Yale Constitutional Law Professor Jack Balkin agrees that we need to remember the Confederacy:
I think Governor McDonnell of Virginia is correct that we need to remember the Confederacy and the causes that led Americans to forsake their country and commit treason. Americans need to know their history, and how the world we live in came to be.
And he quotes Confederate Vice-President Alexander Stephens' infamous 1861 Cornerstone Speech:
Our new government is founded upon exactly the opposite idea; its foundations are laid, its corner- stone rests upon the great truth, that the negro is not equal to the white man; that slavery -- subordination to the superior race -- is his natural and normal condition. [Applause.] This, our new government, is the first, in the history of the world, based upon this great physical, philosophical, and moral truth.
There's more, and I recommend clicking through to Balkin. But the point is this: forgetting slavery wasn't just a major omission; slavery was the Confederacy's defining characteristic. Balkin also quotes from the articles of secession from Mississippi, South Carolina, and Texas. Suffice to say that slavery is mentioned.
In a separate post, Balkin quotes directly from the Constitution of the Confederate States of America. Once again, apparently surprisingly to McDonnell, slavery gets an occasional mention. As if it were the key to the Confederacy's existence. Which, actually, it was. I've cut Balkin's quotes, and I again urge you to click through:
Article I, section 9, clauses 1 and 2:
The importation of negroes of the African race from any foreign country other than the slaveholding States or Territories of the United States of America, is hereby forbidden; and Congress is required to pass such laws as shall effectually prevent the same.
Congress shall also have power to prohibit the introduction of slaves from any State not a member of, or Territory not belonging to, this Confederacy.
In other words, the slave trade was encoded in the Confederate Constitution.
Article I, section 9, clause 4:
No bill of attainder, ex post facto law, or law denying or impairing the right of property in negro slaves shall be passed.
Balkin points out that this specifically guarantees the right to own "negro" slaves. Ownership of slaves of other races may or may not be banned, but the right to own "negro" slaves was to be forever. The Confederate Constitution not only defined itself by slavery, it defined itself by racism.
Article IV, section 2, clause 1:
The citizens of each State shall be entitled to all the privileges and immunities of citizens in the several States; and shall have the right of transit and sojourn in any State of this Confederacy, with their slaves and other property; and the right of property in said slaves shall not be thereby impaired.
As Balkin points out, this goes beyond Dred Scott. It is a specific Constitutional protection of slavery. No state can bar people from transporting their slaves across state lines. Slavery is seen to be that important. It also very specifically, and very blithely, defines human beings as property.
From Article IV, section 3, clause 3, Balkin quotes a section on what is to happen should the Confederacy acquire new territory:
In all such territory the institution of negro slavery, as it now exists in the Confederate States, shall be recognized and protected be Congress and by the Territorial government; and the inhabitants of the several Confederate States and Territories shall have the right to take to such Territory any slaves lawfully held by them in any of the States or Territories of the Confederate States.
Once again, the importance of slavery could not be more clear.
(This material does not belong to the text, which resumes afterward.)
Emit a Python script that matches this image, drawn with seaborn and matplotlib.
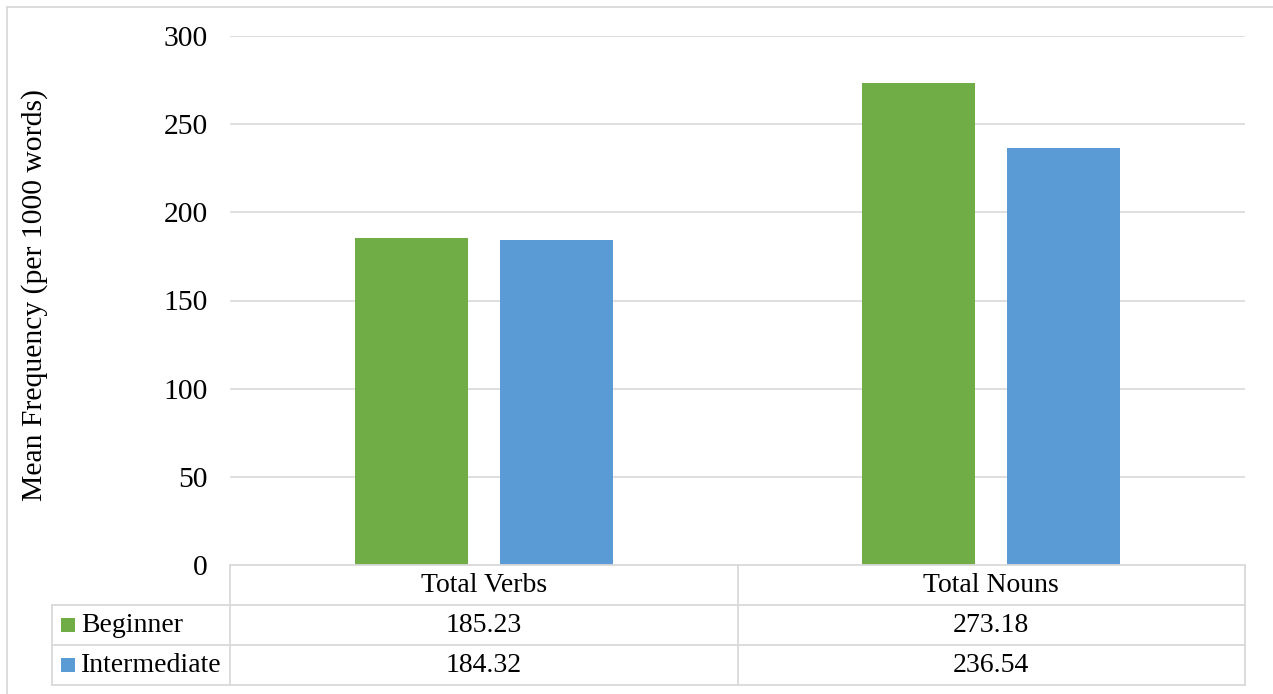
import matplotlib
matplotlib.use("Agg")
import matplotlib.pyplot as plt
from matplotlib.lines import Line2D
from matplotlib.patches import Rectangle
from matplotlib.transforms import blended_transform_factory
import seaborn as sns
import pandas as pd

# Data
categories = ["Total Verbs", "Total Nouns"]
groups = ["Beginner", "Intermediate"]
beginner = [185.23, 273.18]
intermediate = [184.32, 236.54]
yticks = [0, 50, 100, 150, 200, 250, 300]

green = "#70AD47"
blue = "#5B9BD5"
grid_col = "#D9D9D9"

df = pd.DataFrame({
    "category": categories * 2,
    "group": [groups[0]] * 2 + [groups[1]] * 2,
    "value": beginner + intermediate,
})

sns.set_theme(style="white")
plt.rcParams["font.family"] = ["Liberation Serif", "DejaVu Serif"]
FS = 20
FS_AX = 21.3

W, H = 1273, 694
fig = plt.figure(figsize=(W / 100, H / 100), dpi=100)
fig.patch.set_facecolor("white")


def fx(px):
    return px / W


def fy(py):
    return 1 - py / H


ax_left, ax_right, ax_top, ax_bottom = 230, 1245, 36, 565
ax = fig.add_axes([fx(ax_left), fy(ax_bottom), fx(ax_right - ax_left),
                   fy(ax_top) - fy(ax_bottom)])

sns.barplot(data=df, x="category", y="value", hue="group",
            palette=[green, blue], saturation=1, width=0.57, gap=0.218,
            legend=False, ax=ax, zorder=3, linewidth=0)

ax.set_xlim(-0.5, 1.5)
ax.set_ylim(0, 300)
ax.set_yticks(yticks)
ax.set_yticklabels([str(t) for t in yticks], fontsize=FS_AX, color="black")
ax.set_xticks([])
ax.set_xlabel("")
ax.set_ylabel("")
ax.tick_params(axis="y", length=0, pad=16)
for s in ax.spines.values():
    s.set_visible(False)
for t in yticks[1:]:
    ax.axhline(t, color=grid_col, lw=1.2, zorder=1)

fig.text(fx(35), fy(295), "Mean Frequency (per 1000 words)", rotation=90,
         ha="center", va="center", fontsize=FS_AX, color="black")

# Data table under the plot
line_kw = dict(color=grid_col, lw=1.3)
xs_col = [230, 737.5, 1245]
rows_y = [565, 605, 645, 685]


def hline(x0, x1, y):
    fig.add_artist(Line2D([fx(x0), fx(x1)], [fy(y), fy(y)],
                          transform=fig.transFigure, **line_kw))


def vline(x, y0, y1):
    fig.add_artist(Line2D([fx(x), fx(x)], [fy(y0), fy(y1)],
                          transform=fig.transFigure, **line_kw))


hline(230, 1245, rows_y[0])
for y in rows_y[1:]:
    hline(52, 1245, y)
for x in xs_col:
    vline(x, rows_y[0], rows_y[-1])
vline(52, rows_y[1], rows_y[-1])

# Outer chart border
hline(7, W + 5, 7)
vline(7, 7, H + 5)

trans = blended_transform_factory(ax.transData, fig.transFigure)
for i, cat in enumerate(categories):
    fig.text(i, fy((rows_y[0] + rows_y[1]) / 2), cat, transform=trans,
             ha="center", va="center", fontsize=FS, color="black")
    fig.text(i, fy((rows_y[1] + rows_y[2]) / 2), f"{beginner[i]:.2f}",
             transform=trans, ha="center", va="center", fontsize=FS,
             color="black")
    fig.text(i, fy((rows_y[2] + rows_y[3]) / 2), f"{intermediate[i]:.2f}",
             transform=trans, ha="center", va="center", fontsize=FS,
             color="black")

for j, (name, col) in enumerate(zip(groups, [green, blue])):
    yc = (rows_y[j + 1] + rows_y[j + 2]) / 2
    fig.add_artist(Rectangle((fx(61), fy(yc + 7)), fx(14), fy(yc - 7) - fy(yc + 7),
                             transform=fig.transFigure, facecolor=col,
                             edgecolor="none"))
    fig.text(fx(81), fy(yc), name, ha="left", va="center", fontsize=FS,
             color="black")

fig.savefig("out.png", dpi=100, facecolor="white")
Defining "negroes" as an inferior race, and protecting the ownership, transportation, and commerce of "negroes" wasn't just a major aspect of the Confederacy, it was the very definition of the Confederacy.
I am sure that Governor McDonnell of Virginia will want to include careful study of these provisions as part of his celebration of Confederate History Month. Surely we cannot understand why the Confederacy was such a noble and glorious cause worth commemorating without understanding the values and visions of the framers of the Confederate Constitution.
With all due respect- and I do mean all due respect- to Governor McDonnell, the history he wants to commemorate is one of the most heinous ever. It was even worse than so many historical examples where slavery was allowed, because it very specifically designated one race as uniquely and Constitutionally defined as suitable for slavery. If that's the history of his own people that McDonnell wants to remember, so be it. Let's remember it. When people celebrate or commemorate the Confederacy, they not only are celebrating and commemorating treason, they are celebrating and commemorating inhumanity itself. Which defines them, and no one else.